Congratulations on having such a beautiful baby boy! I got chills reading about your pregnancy and the one thing that kept coming to my mind is that our Heavenly Father really loves you and was watching out for that sweet little boy!

Hilary said...

what a beautiful post... I'm so thankful for answered prayers and a God who loves us. So glad you're both home safe and sound.

I used to cry and pray into this one part of my couch when I was infertile and desperate to have a baby, and then I made sure to cry and pray with thankfulness into that same spot... with a sense of wonder.

Robyn Lamoreaux said...

He is AMAZING!!! I LOVE your picutres. What an awesome post. What and awesome testimony. I love his name, and I love you via the blogging world! Congrats

annebabe said...

Thank you so much for posting this!! I know you opened your heart and put it all out there for the world to see, and that can be a scary thing to do. But your testimony has strengthened mine and I am reminded yet again of the glory of His Hands in our lives. Through Him all things are possible, including the bringing of choice, new spirits to our families. What a special baby and what a special family!! Congratulations!

andrea said...

Jan...I love you and I love that baby. I am so happy that things turned out so well. I can't wait to talk--maybe tomorrow? Graham is beautiful...perfect...and lucky to have such a fantiastic mom.

Jess said...

Jan, you really must put a warning at the top of your posts when they will most certainly make me bawl like a baby like this one did.
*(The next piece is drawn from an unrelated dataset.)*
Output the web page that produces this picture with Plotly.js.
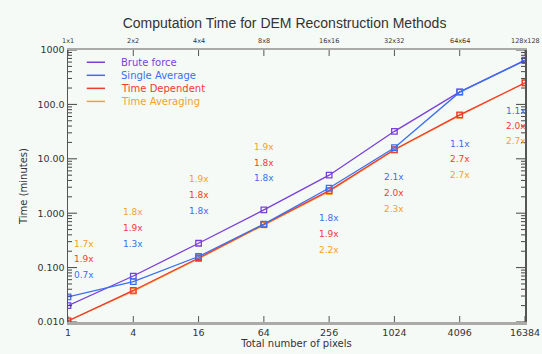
<!DOCTYPE html>
<html>
<head>
<meta charset="utf-8">
<script src="https://cdn.plot.ly/plotly-3.0.1.min.js"></script>
<style>
html,body{margin:0;padding:0;background:#f6faf7;}
#chart{width:542px;height:354px;}
</style>
</head>
<body>
<div id="chart"></div>
<script>
// ---- data ----
var pixels = [1, 4, 16, 64, 256, 1024, 4096, 16384];
var pixelLabels = ['1', '4', '16', '64', '256', '1024', '4096', '16384'];
var gridLabels = ['1x1', '2x2', '4x4', '8x8', '16x16', '32x32', '64x64', '128x128'];
var timeTicks = [0.01, 0.1, 1, 10, 100, 1000];
var timeTickLabels = ['0.010', '0.100', '1.000', '10.00', '100.0', '1000'];

var bruteForce    = [0.020, 0.070, 0.28, 1.15, 5.0, 32, 170, 650];
var singleAverage = [0.029, 0.055, 0.16, 0.63, 2.9, 16, 168, 640];
var timeDependent = [0.0105, 0.038, 0.150, 0.62, 2.6, 14.8, 64, 250];
var timeAveraging = [0.0105, 0.037, 0.146, 0.61, 2.5, 14.5, 63, 248];

// speed-up labels and the time level (minutes) at which each label sits
var speedSingle    = ['0.7x', '1.3x', '1.8x', '1.8x', '1.8x', '2.1x', '1.1x', '1.1x'];
var speedDependent = ['1.9x', '1.9x', '1.8x', '1.8x', '1.9x', '2.0x', '2.7x', '2.0x'];
var speedAveraging = ['1.7x', '1.8x', '1.9x', '1.9x', '2.2x', '2.3x', '2.7x', '2.7x'];
var levelSingle    = [0.073, 0.272, 1.10, 4.37, 0.826, 4.57, 18.5, 75.7];
var levelDependent = [0.144, 0.535, 2.13, 8.5, 0.415, 2.32, 9.77, 40.1];
var levelAveraging = [0.27, 1.07, 4.2, 16.3, 0.21, 1.18, 4.98, 21.2];

var seriesNames = ['Brute force', 'Single Average', 'Time Dependent', 'Time Averaging'];
var seriesColors = ['#7a3fdc', '#3a6ff0', '#f03c32', '#f5a02a'];
var seriesValues = [bruteForce, singleAverage, timeDependent, timeAveraging];

// minor tick positions for the log time axis (2..9 in each decade)
var minorTicks = [];
timeTicks.slice(0, -1).forEach(function (d) {
  for (var m = 2; m <= 9; m++) minorTicks.push(d * m);
});

// ---- geometry of the plot area (for inside tick marks) ----
var W = 542, H = 354, M = {l: 68, r: 17, t: 50, b: 32};
var xRange = [0, Math.log10(16384)], yRange = [-2, 3];
var xDecPerPx = (xRange[1] - xRange[0]) / (W - M.l - M.r);
var yDecPerPx = (yRange[1] - yRange[0]) / (H - M.t - M.b);
var xMin = Math.pow(10, xRange[0]), xMax = Math.pow(10, xRange[1]);
var yMin = Math.pow(10, yRange[0]), yMax = Math.pow(10, yRange[1]);

// ---- traces ----
var traces = [];
[3, 2, 0, 1].forEach(function (i) {
  traces.push({
    x: pixels, y: seriesValues[i], type: 'scatter', mode: 'lines+markers',
    name: seriesNames[i], showlegend: false, hoverinfo: 'skip',
    line: {color: seriesColors[i], width: 1.3},
    marker: {symbol: 'square-open', size: 5.5, color: seriesColors[i], line: {width: 1.3, color: seriesColors[i]}}
  });
});

// inside tick marks (left/right on time axis, bottom/top on pixel axis)
var tyX = [], tyY = [];
function addYTick(v, len) {
  var f = Math.pow(10, len * xDecPerPx);
  tyX.push(xMin, xMin * f, null, xMax / f, xMax, null);
  tyY.push(v, v, null, v, v, null);
}
timeTicks.forEach(function (v) { addYTick(v, 9); });
minorTicks.forEach(function (v) { addYTick(v, 4); });
var txX = [], txY = [];
pixels.forEach(function (v) {
  var f = Math.pow(10, 6 * yDecPerPx);
  txX.push(v, v, null, v, v, null);
  txY.push(yMin, yMin * f, null, yMax / f, yMax, null);
});
traces.push({x: tyX, y: tyY, mode: 'lines', line: {color: '#444', width: 1}, showlegend: false, hoverinfo: 'skip', connectgaps: false});
traces.push({x: txX, y: txY, mode: 'lines', line: {color: '#555', width: 1}, showlegend: false, hoverinfo: 'skip', connectgaps: false});

// ---- annotations ----
var annotations = [];
function addLabels(texts, levels, color) {
  for (var k = 0; k < pixels.length; k++) {
    var a = {
      x: Math.log10(pixels[k]), y: Math.log10(levels[k]), xref: 'x', yref: 'y',
      text: texts[k], showarrow: false,
      font: {family: 'DejaVu Sans', size: 9, color: color},
      xanchor: 'center', yanchor: 'middle'
    };
    if (k === 0) { a.xanchor = 'left'; a.xshift = 4; }
    if (k === pixels.length - 1) { a.xanchor = 'right'; a.xshift = 3; }
    annotations.push(a);
  }
}
addLabels(speedAveraging, levelAveraging, seriesColors[3]);
addLabels(speedDependent, levelDependent, seriesColors[2]);
addLabels(speedSingle, levelSingle, seriesColors[1]);

// top axis labels (grid size)
gridLabels.forEach(function (g, k) {
  annotations.push({x: Math.log10(pixels[k]), xref: 'x', y: 1, yref: 'paper', yanchor: 'bottom',
    yshift: 3, text: g, showarrow: false,
    font: {family: 'DejaVu Sans', size: 6.5, color: '#333'}});
});

// legend (manual, coloured text)
var shapes = [];
var legTop = 0.955, legStep = 0.048;
for (var i = 0; i < seriesNames.length; i++) {
  var yy = legTop - i * legStep;
  shapes.push({type: 'line', xref: 'paper', yref: 'paper', x0: 0.041, x1: 0.081, y0: yy, y1: yy,
    line: {color: seriesColors[i], width: 1.5}});
  annotations.push({xref: 'paper', yref: 'paper', x: 0.112, y: yy, xanchor: 'left', yanchor: 'middle',
    text: seriesNames[i], showarrow: false,
    font: {family: 'DejaVu Sans', size: 10, color: seriesColors[i]}});
}

var axisFont = {family: 'DejaVu Sans', size: 9.5, color: '#333'};
var layout = {
  width: W, height: H,
  paper_bgcolor: '#f6faf7', plot_bgcolor: 'rgba(0,0,0,0)',
  margin: {l: M.l, r: M.r, t: M.t, b: M.b, pad: 0},
  showlegend: false,
  title: {text: 'Computation Time for DEM Reconstruction Methods',
    font: {family: 'Liberation Sans', size: 14, color: '#333'},
    x: 0.525, xanchor: 'center', y: 0.935, yanchor: 'middle', xref: 'container', yref: 'container'},
  xaxis: {
    type: 'log', range: xRange,
    tickmode: 'array', tickvals: pixels, ticktext: pixelLabels,
    ticks: '', mirror: true,
    showline: true, linecolor: '#aaa', linewidth: 2.5, showgrid: false, zeroline: false,
    tickfont: axisFont,
    title: {text: 'Total number of pixels', font: {family: 'DejaVu Sans', size: 10, color: '#333'}, standoff: 2}
  },
  yaxis: {
    type: 'log', range: yRange,
    tickmode: 'array', tickvals: timeTicks, ticktext: timeTickLabels,
    ticks: '', mirror: true,
    showline: true, linecolor: '#555', linewidth: 1.5, showgrid: false, zeroline: false,
    tickfont: axisFont,
    title: {text: 'Time (minutes)', font: {family: 'DejaVu Sans', size: 10, color: '#333'}, standoff: 8}
  },
  annotations: annotations,
  shapes: shapes
};

Plotly.newPlot('chart', traces, layout, {staticPlot: true, displayModeBar: false});
</script>
</body>
</html>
God is so good. So incredibly and perfectly good. I am sitting here thanking Him with you for your precious, healthy, strong, baby boy.

Laura said...

Wow wow wow. A beautiful boy. My deepest congratulations and love. Please tell him I knew him many years ago when he was just a name on a hypothetical "Christmas card".

Unknown said...

He is so beautiful. I am so glad you and baby are fine.

Kristi said...

Jan,
I need your address. again.
I'm going to be doing this to a lot of people, because when Jason switched our computer over to the new Windows 7, somehow my online address book disappeared.

Do you mind e-mailing it to me?

Hope you are feeling well & just enjoying...

kcb @ barneslawoffices.com

queenbee said...

What a perfect addition to your family! He is just beautiful! I am glad to hear both of you are doing so well. He is lucky to have you as a mom!

KT said...

ditto to everything already said . . . you, jan, are simply amazing. thanks for sharing your life with us. congrats to your beautiful family.